2 — Hire smart, not just quick
After losing my developers, I was stuck in a pickle. I needed to find someone fast, but didn’t want to hire in the same way I did originally. The original three developers I hired were young, quick, and clued-on. But they weren’t versed in how the Bitcoin blockchain works (as Ethereum developers), and didn’t have the passion I unconsciously expected.
Therefore, this time around, I honed in on some of the following traits:
- Must be senior than me and autonomous
- Must get what what we’re doing; ideally passionate about it
- Willing to work together long-term if all goes well during initial 3-month trial
- Honorable but not extreme
Within 3 weeks, after tapping into my networks, I was fortunate to finally find someone who wasn’t just senior, but had all the traits I was seeking, and then some. After working together for the first 3 months, we found the working relationship to be incredibly productive. In my opinion, one of him is the equivalent of 3–5 other people. By doing a 3-month trial, we were able to test each other out. By keeping it lean, and spending more time “testing things out” before committing, we were both able to make a more informed choice about long-term prospects.
3 — Don’t be afraid to be a beginner again
This was a reflection point for me. I had gotten used to leading my other consultancy, Faiā, that I had forgotten what it was like to start from scratch. As such, instead of reaching out to others for help, I tried to study everything myself online. And since we raised capital for this venture, the studies covered everything from definitions of vesting schedules to cap-tables to convertible notes (your typical VC/investor language).
As a result, I started blogging again, and committed to writing articles like this — sharing my struggles but, more importantly, lessons learned. By putting myself back into a beginner’s mindset, it removed my ego from trying to put forward a front like I had everything together. I didn’t, and still don’t. I’m learning on the fly, while trying to build something of value. Trying to build any sort of product or business is an ordeal — and it’s the ultimate self-development tool, because it forces you to face your own limitations in thinking.
4 — Know your (core) numbers
Another key thing I managed to neglect was the numbers. Spreadsheets aren’t my thing, but I’ve managed to get by by respecting numbers and surrounding myself with those who are better with them than me. However, when it comes to business, it’s important to know: (1) your north star, (2) your numbers, and (3) how the numbers are helping you get to your north star.
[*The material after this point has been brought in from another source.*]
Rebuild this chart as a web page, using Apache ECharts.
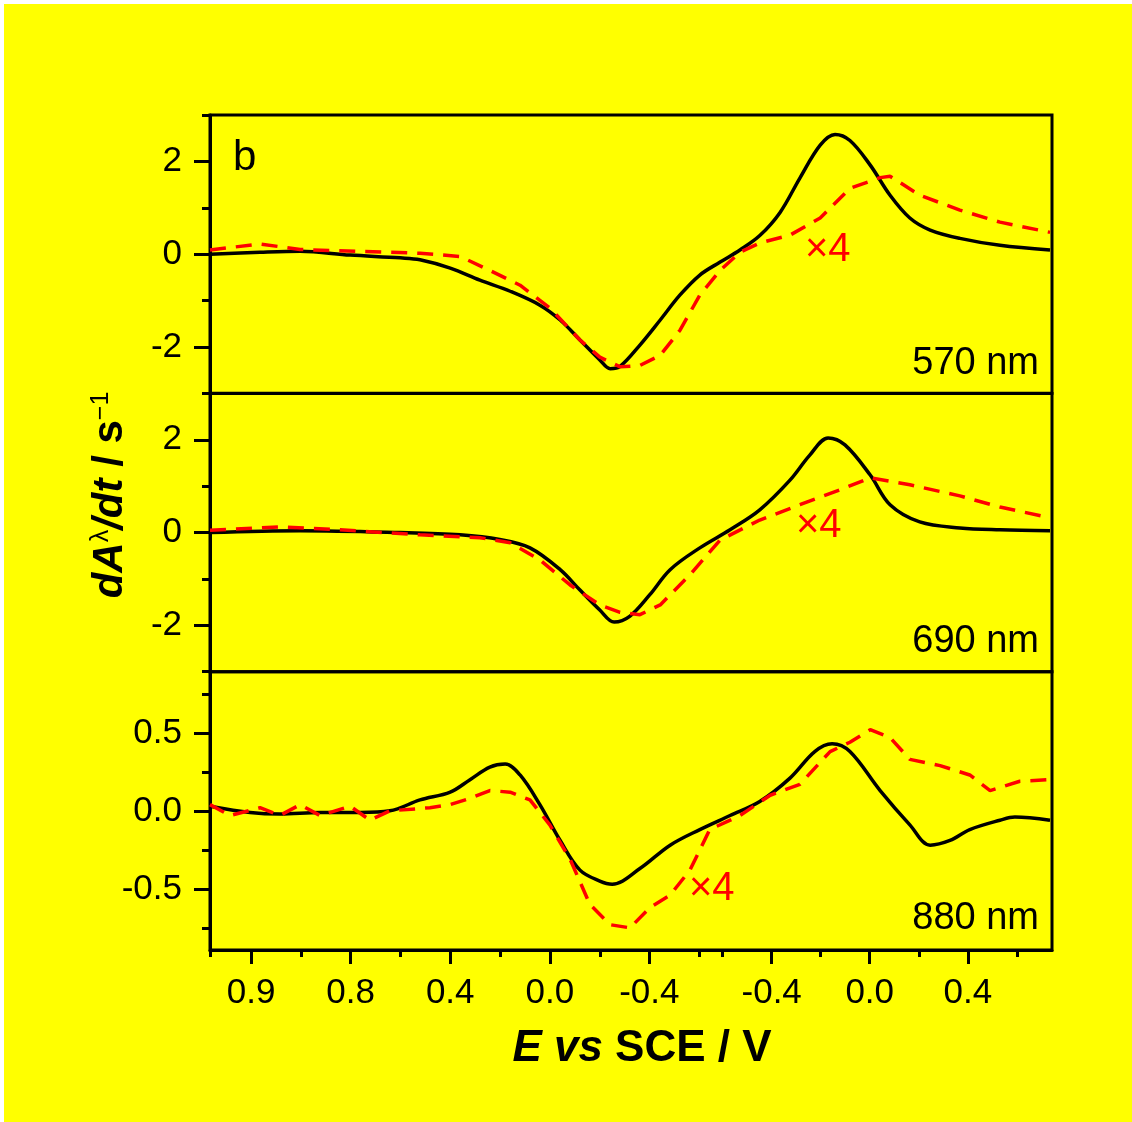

For Honā, since we were figuring out the business model as we were going along, we toyed around with the following metrics: waitlist subscriptions, user registrations, commitments created, commitments completed, actions taken, etc. But the big one that was forgotten was cashflow runway.
Why is keeping an eye your cashflow runway important?
Well, whether you’re VC-funded, or are making healthy profits, cashflow runways let you know how many days, months, or years you have before you lose all fuel to keep your business running. By not reviewing this frequently, I was surprised when our bank account started to run low.
- Cake Equity or Pulley (equity management)
- Mixpanel (human-readable analytics)
- Geckboard (pull all your metrics into a single dashboard)
5 — Hold yourself accountable
Now, it would be remiss of me to talk about accountability and not mention hona.io, our social accountability platform. One of the things that attract individuals to entrepreneurship is the idea of “being your own boss.” According to author Robert Kiyosaki, this is the realm of SMEs (Small and Medium Enterprises). What this means is that, if you get into business to simply “be your own boss”, you may get stay stuck in the Self-Employed quadrant (see here).
By choosing to go down the VC route, and taking on investors, I am actually putting other people “above” me to hold me accountable. Most people try to skirt this, but I’ve learned to embrace it. All power needs checks and balances. By holding myself accountable to shareholders (and ultimately, customers), it ensures my business actions are aligned with integrity.
And to capture this, I am actually using Honā to honor my own commitments:
There you have it! 5 lessons from losing 3–4 months building my first SaaS product. Interestingly enough, although I may have lost 3–4 months in time, I gained 3–4 months worth of lessons. And that is what motivated me to share it all here with you.